Jesus Shuttlesworth is a ‘can’t miss’, ‘sure thing’ future NBA prospect. A young prodigy who seems destined for greatness, fame, fortune and renown on the hardwood even though he hasn’t yet graduated from high school.
College coaches want him wearing their jersey. College students – specifically the ones wearing the same colour shirts who chant ‘oooooooohhhhhh’ rhythmically while jumping up and down for entire games – want him on their campus. Agents want him in their stable. Women want him to be their Boo. Or Papi. Or Baby-Daddy. Or whatever they call that right now. His family want him to know just how close his family really is.
Jesus will make a lot of people a lot of money, and it seems everyone wants to be part of that ‘lot’.
Jesus’ Father Jake only wants Jesus to sign a piece of paper. A piece of paper given to him by the Governor of the state in which his prison stands. Seems the Governor loves him some Jesus too.
Jake has 7 days of freedom to convince his son to sign on the dotted line. His reward if he has his much loved son sign the paper? Early release from the small dingy cell that he has called home for over a decade.
His challenge? Everyone loves Jesus. Everyone wants Jesus. Jesus too loves all his people… Well almost all. He hates his Father for the same reasons that ended up with Jake’s imprisonment. (I’ll leave out the joke where that might make him an atheist…)
Somewhere in this premise is a decent film, a careful character study that has a Father attempting to reconnect with his son. A boy struggling with a monumental decision without the support and guidance of his parents. Unfortunately Spike Lee couldn’t find that movie, He Got Game is instead confusing, dull and indulgent.
Spike made sure to get cameos from every college coach he could find. He made sure to have a quick word from a number of NBA stars of the time including of course Michael Jordan, whose signature shoes have enough screentime to deserve a poster credit. He made sure to namecheck Sports Illustrated, SportsCentre and co. Apparently though he couldn’t craft a decent, compelling and interesting story from the subject matter.
Sure Denzel plays the repentant Dad role well, Ray Allen is fine as son Jesus and a bunch of other character actors are all OK, but they have nothing to do and end up buried under the usual avalanche of Spike Lee staple elements; Pointless 1 second sepia cutaways. Overpowering musical score. Shrill, loud bad acting kids in flashbacks – (seriously Spike – does every movie need this hackneyed technique?) and the aforementioned cameos, more than you could throw an NBA ball at.
The film just isn’t that dramatic for a drama. Instead Spike just lazily trawls through the already known roadblocks and threats every young soon-to-be NBA millionaire faces, hoochie mamas, super-agents, fake-friends and family hangers on.
Nothing seems more perfunctory than the brief montage of naked flesh that accompany the news that rich black men are tempting to women.

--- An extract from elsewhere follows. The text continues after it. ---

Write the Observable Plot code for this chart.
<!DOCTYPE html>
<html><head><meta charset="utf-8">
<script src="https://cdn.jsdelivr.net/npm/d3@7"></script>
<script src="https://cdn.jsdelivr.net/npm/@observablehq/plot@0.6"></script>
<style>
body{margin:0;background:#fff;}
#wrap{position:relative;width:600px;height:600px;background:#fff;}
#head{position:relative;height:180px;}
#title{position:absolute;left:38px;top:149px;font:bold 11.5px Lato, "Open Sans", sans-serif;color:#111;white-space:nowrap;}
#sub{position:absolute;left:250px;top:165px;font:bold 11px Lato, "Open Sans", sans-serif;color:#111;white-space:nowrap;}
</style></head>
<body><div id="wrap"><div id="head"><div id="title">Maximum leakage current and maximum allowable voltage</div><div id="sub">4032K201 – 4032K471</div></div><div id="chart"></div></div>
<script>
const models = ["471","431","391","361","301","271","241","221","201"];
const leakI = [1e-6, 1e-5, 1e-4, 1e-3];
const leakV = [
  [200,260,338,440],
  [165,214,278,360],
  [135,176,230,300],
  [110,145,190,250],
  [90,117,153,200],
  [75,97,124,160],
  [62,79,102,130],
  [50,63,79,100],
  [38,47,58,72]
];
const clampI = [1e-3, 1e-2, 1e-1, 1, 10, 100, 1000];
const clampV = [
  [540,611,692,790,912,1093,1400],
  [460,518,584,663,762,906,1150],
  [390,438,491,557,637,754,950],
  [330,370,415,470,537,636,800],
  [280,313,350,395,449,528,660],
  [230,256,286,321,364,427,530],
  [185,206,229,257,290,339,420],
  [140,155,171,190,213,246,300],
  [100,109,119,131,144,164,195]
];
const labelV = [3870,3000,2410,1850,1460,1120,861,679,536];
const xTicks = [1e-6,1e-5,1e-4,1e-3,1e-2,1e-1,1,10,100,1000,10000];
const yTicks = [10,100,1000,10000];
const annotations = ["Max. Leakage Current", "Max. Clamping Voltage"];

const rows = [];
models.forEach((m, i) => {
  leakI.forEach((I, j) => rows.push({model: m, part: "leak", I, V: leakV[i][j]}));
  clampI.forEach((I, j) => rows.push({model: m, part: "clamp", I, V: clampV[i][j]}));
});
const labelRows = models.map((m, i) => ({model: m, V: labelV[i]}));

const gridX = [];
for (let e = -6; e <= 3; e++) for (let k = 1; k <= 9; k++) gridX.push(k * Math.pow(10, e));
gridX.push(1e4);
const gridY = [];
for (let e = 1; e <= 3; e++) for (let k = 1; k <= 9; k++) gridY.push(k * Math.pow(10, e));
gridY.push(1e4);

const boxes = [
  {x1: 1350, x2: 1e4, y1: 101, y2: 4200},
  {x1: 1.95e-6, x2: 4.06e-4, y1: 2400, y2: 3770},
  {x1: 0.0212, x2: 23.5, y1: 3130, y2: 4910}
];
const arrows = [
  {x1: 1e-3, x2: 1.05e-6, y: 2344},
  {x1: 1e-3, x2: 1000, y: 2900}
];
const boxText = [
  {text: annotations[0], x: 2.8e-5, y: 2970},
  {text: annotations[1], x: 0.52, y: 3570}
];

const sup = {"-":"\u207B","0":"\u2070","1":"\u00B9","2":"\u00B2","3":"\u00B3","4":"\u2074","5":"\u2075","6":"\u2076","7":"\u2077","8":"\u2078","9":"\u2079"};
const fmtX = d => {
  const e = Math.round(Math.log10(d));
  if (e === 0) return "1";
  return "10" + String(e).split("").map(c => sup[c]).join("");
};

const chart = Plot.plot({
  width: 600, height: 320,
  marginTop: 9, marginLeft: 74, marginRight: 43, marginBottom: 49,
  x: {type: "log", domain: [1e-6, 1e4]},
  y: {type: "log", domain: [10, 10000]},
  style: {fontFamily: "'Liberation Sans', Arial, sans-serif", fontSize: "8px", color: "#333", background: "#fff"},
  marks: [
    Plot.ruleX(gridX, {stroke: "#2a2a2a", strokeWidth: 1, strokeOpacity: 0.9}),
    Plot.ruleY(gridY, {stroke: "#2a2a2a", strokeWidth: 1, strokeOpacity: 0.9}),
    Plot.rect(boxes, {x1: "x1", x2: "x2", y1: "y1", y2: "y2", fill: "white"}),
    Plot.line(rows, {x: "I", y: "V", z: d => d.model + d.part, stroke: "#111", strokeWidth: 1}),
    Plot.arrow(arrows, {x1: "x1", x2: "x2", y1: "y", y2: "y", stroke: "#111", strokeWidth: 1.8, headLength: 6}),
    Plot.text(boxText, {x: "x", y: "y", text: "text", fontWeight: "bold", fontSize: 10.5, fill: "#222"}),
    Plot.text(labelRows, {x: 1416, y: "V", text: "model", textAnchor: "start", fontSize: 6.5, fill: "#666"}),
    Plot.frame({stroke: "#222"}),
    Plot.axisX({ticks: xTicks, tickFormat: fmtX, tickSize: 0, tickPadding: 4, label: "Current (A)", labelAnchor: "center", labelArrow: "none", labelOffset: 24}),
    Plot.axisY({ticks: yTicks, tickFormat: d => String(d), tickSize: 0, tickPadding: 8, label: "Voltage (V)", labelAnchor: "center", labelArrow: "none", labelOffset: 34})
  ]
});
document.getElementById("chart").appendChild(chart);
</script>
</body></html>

And no-one seems more enamoured and spellbound than Spike in the scene where Jesus meets a sleazy, slick sports agent. It’s like Spike himself is pissed he never got his chance at the NBA dream and is living vicariously through his film.

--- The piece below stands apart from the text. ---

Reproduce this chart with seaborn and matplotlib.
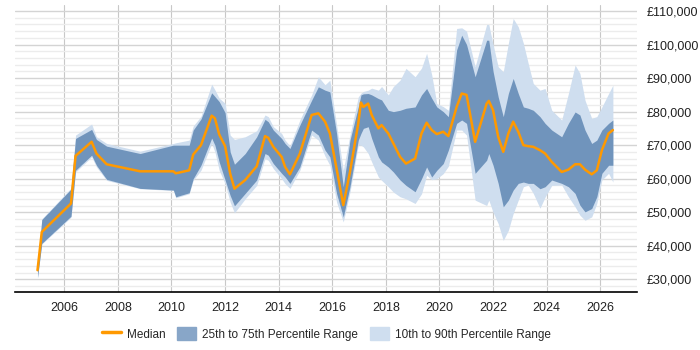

Even the basketball scenes, featuring genuine NBA players of the time, lack any real oomph, just enough moments and perfunctory highlights to illustrate that yes, Jesus has skillz.
Subplots are introduced to be ignored, others raised just to tick them off and move on, and the two-headed parallel endings both made no sense. At least with ‘Do the Right Thing’ the confusing ending was forgivable because the first 90 minutes were interesting and powerful enough.
He Got Game doesn’t merit that forgiveness or allowance for ambiguity. It is a clumsy work of indulgence from a tireless self promoter who should be better than this.
Spike is a film-making Vince Carter, blessed with ability and vision, but too often allowed to showboat and make excuses for his own deficiencies.
Final Rating – 5.5 / 10. Of course Ray Allen has since spent a further 15 seasons in the NBA playing at a high level and destined for the Hall of Fame. If this film was an NBA player it would be grafting a career in a crappy overseas league, having long since worn out its big league welcome.